To contrast other color schemes with our proposed color-coding method, Figure 1 also shows colors which result from direct substitutions of the compared values into RGB (red, green, blue) and CMYK (cyan, magenta, yellow, black) color models. Identical values lead to colors from white to black (grayscale) gradient for both color models (rows 1–3). Distributions, in which two compared values are identical and one is different (rows 4–13) can each be represented by one of two colors with varying brightness. If a ≠ b = c, direct RGB coding leads to red if a > b = c (rows 4 and 7) or cyan if a <b = c (rows 5 and 6). For both RGB and CMYK direct coding, using two colors per distribution group (separated by horizontal lines in Figure 1) may provide additional distinguishing features for individual distributions, but also lead to undesirable ambiguities. For example, the RGB colors for rows 18–20 corresponding to a ≠ b ≠ c and b lies half-way between a and c are very similar to cyan, corresponding to a ≠ b = c (rows 5,6) and blue corresponding to a = b ≠ c (row 12). Other similar sources of ambiguity can be found in both RGB and CMYK columns of Figure 1. Moreover, the brightness of the colors given by direct RGB or CMYK coding cannot be interpreted easily. For RGB direct coding, in some cases smaller absolute differences lead to darker colors (e.g. rows 4 and 7) while in other cases identical absolute differences lead to different brightness of the color (rows 21 and 22). For all these reasons the proposed color-coding approach appears superior for intuitive visualization of three-way comparisons.

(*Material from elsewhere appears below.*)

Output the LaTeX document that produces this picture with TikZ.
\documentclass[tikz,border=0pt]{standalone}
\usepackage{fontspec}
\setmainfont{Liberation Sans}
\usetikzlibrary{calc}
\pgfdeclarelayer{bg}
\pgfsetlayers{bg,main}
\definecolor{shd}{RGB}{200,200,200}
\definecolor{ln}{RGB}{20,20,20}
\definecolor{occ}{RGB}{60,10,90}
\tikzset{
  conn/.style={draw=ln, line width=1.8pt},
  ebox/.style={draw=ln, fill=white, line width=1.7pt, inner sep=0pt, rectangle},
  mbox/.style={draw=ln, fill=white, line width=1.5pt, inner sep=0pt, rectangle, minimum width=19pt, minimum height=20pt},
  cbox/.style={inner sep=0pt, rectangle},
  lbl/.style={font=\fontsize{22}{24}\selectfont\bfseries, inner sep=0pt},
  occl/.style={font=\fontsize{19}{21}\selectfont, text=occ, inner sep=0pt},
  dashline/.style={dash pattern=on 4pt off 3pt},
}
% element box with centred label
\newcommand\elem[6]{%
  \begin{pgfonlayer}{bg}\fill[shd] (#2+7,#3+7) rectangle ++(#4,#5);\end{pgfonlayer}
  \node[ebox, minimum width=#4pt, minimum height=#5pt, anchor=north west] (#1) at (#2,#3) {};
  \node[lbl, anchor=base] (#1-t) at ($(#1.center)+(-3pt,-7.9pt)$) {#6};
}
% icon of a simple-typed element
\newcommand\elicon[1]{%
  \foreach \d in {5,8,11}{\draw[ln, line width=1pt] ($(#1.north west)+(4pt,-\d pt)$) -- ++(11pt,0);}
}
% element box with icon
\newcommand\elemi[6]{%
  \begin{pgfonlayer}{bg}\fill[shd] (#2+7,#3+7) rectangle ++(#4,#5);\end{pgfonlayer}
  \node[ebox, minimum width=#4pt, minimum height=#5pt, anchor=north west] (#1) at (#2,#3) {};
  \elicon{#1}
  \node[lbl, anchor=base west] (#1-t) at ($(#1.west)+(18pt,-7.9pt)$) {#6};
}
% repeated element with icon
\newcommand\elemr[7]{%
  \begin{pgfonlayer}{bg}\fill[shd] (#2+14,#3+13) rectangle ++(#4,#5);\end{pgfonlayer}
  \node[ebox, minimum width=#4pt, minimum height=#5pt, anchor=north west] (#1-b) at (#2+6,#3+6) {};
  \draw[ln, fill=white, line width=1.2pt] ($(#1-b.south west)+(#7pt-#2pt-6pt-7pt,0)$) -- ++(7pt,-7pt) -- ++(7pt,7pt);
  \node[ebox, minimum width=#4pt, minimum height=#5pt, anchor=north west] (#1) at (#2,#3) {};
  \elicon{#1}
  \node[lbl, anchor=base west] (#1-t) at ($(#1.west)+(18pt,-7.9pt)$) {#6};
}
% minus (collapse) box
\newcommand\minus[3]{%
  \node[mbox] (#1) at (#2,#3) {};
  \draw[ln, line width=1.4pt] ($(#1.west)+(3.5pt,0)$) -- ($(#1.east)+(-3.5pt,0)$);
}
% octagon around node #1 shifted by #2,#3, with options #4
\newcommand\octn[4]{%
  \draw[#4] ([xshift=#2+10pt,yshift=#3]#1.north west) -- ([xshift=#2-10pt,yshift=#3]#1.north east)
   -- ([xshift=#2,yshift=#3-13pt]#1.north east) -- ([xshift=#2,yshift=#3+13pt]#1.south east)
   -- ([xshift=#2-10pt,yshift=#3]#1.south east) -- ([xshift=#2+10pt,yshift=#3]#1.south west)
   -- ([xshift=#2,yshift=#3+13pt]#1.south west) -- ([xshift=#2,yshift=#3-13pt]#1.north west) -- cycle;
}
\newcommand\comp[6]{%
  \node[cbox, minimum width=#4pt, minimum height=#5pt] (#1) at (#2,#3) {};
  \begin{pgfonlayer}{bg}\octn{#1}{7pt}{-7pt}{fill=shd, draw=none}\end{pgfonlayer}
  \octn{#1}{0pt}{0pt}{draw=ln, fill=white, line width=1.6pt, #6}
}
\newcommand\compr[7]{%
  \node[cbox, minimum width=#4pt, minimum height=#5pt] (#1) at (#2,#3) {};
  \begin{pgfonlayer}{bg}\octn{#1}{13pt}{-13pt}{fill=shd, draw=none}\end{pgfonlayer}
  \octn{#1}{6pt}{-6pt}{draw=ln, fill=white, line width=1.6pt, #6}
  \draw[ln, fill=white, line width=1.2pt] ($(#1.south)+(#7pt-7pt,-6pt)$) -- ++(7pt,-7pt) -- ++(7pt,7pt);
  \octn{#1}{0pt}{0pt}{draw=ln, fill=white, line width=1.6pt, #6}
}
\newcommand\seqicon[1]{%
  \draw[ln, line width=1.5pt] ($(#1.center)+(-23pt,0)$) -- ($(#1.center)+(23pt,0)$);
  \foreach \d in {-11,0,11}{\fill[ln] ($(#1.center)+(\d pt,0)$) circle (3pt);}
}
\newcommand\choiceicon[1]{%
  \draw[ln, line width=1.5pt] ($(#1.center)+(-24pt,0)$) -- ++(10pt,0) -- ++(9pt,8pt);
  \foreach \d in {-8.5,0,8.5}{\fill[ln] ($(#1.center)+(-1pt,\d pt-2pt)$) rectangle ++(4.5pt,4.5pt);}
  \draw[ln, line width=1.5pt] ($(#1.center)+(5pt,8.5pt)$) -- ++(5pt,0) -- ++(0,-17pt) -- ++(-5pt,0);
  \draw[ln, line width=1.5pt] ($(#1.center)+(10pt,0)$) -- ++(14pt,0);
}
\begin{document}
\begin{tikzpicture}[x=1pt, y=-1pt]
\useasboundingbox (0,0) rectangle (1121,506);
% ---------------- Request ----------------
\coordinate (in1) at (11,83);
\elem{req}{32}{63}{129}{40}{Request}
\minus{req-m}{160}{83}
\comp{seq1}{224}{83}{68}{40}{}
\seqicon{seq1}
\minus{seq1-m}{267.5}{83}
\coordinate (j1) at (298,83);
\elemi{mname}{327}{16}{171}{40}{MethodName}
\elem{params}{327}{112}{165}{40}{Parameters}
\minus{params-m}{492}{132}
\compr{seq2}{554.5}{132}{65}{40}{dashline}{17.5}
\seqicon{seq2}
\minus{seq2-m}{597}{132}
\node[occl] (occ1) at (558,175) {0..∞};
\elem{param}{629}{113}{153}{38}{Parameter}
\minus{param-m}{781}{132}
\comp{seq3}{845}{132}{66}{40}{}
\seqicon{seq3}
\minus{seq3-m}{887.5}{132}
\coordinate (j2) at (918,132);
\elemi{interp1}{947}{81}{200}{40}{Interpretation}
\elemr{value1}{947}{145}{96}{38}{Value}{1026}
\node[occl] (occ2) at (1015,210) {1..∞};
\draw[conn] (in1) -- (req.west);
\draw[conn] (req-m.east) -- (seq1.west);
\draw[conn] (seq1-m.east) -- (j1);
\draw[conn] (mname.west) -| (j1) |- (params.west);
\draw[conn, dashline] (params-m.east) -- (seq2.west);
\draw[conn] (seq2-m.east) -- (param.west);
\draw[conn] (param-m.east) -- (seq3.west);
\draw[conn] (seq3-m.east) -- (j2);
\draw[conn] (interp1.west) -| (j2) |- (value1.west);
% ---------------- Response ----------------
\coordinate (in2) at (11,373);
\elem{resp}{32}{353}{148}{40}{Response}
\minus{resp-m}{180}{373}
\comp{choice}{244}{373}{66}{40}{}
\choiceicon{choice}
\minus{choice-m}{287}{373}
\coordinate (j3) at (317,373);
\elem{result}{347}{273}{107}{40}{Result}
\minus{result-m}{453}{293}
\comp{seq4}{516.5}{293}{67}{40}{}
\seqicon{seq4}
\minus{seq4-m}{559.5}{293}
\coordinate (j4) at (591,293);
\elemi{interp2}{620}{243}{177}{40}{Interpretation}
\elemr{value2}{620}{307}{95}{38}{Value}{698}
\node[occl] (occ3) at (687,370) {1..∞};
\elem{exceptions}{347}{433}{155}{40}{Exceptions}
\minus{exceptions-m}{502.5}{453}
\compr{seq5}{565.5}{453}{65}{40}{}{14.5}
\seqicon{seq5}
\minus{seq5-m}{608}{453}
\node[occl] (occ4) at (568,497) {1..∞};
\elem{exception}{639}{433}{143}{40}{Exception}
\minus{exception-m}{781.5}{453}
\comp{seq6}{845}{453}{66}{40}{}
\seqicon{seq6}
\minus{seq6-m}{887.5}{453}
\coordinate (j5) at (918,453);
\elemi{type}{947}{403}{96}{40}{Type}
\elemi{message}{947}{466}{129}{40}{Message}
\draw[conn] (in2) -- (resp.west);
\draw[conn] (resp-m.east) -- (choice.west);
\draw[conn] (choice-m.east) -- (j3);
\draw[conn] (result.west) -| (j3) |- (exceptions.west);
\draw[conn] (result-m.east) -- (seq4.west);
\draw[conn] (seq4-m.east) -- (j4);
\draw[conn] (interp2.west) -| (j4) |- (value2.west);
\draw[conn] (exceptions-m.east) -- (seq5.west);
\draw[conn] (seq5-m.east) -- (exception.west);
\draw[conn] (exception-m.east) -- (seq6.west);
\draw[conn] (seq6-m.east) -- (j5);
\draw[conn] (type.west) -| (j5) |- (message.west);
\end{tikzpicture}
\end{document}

To illustrate how the visualization method can be used to analyze experimental data, we applied the proposed color-coding method to direct three-way comparisons of metabolite profiles. Three groups of replicate quantitative metabolite profiles (n = 5) derived from capillary electrophoresis time-of-flight mass spectrometry (CE-TOFMS) analysis of mouse liver samples were used for the comparison. The datasets originate from our previous work [2]. Replicate datasets from each group were normalized and averaged into single datasets which are visualized as density plots in Figure 2. In this case the data is represented in three dimensions as a map of signals in time (x-axis), molecular mass (m/z), and intensity (color). An additional filter dataset was generated by calculating the F ratio (one-way ANOVA) for the groups of all corresponding signal intensities from the original replicate datasets. A moving average smoothing filter (window size 9) was applied to all electropherograms in the filter dataset. The averaged datasets (Figure 2) were used for the generation of an initial three-way comparison result (not shown). This preliminary comparison was then processed to remove signals for which the corresponding F ratio value in the filter dataset was below a threshold value of 3.9 (corresponding to p = 0.05 when comparing three groups of five replicate values). The final filtered three-way comparison result is shown if Figure 3a.
Parts of the data corresponding to the vicinity of the most significant differences according to the three-way comparison results (Figure 3a) in the normalized replicate datasets are shown in Figure 4 in the form of overlaid extracted electropherograms. These represent the mass electropherograms of metabolite profiles obtained from CE-TOFMS and are used here to confirm visually that the signals are genuine and not due to noise or other artifacts.
Multiple types of possible distributions of compared values, as discussed above, are visible in Figure 3a. Distributions in which one specific value is different and the remaining two compared values are similar are shown as red (label 321 in Figures 2 and 3, corresponding to Figure 4c), green (labels 54 and 38, Figure 4a, g), or blue (near label 245, Figure 4j). Distributions in which all three of the compared values are different and one value lies approximately half-way between the remaining two are shown as yellow (near label 320, Figure 4f), pink (near label 312), or cyan (near label 305).
As described in the Methods section, the brightness value of the HSB color model is not used in the proposed color-coding method but can be used to encode additional information about the three-way comparison. For example, Figure 3b shows an overlay of one of the compared averaged datasets (Figure 2a) onto the filtered three-way comparison result (Figure 3a) via the brightness value. This results in a darkening in the color of the spots that is proportional to the size of the corresponding peaks in the overlaid dataset. Peaks, which do not differ significantly among the three compared averaged datasets, lead to no signals on the filtered three-way comparison result (Figure 3a), but appear as gray spots in Figure 3b (e.g. labels 50, 177, 300) providing both a global overview of total sample composition and instant visualization of specific differences.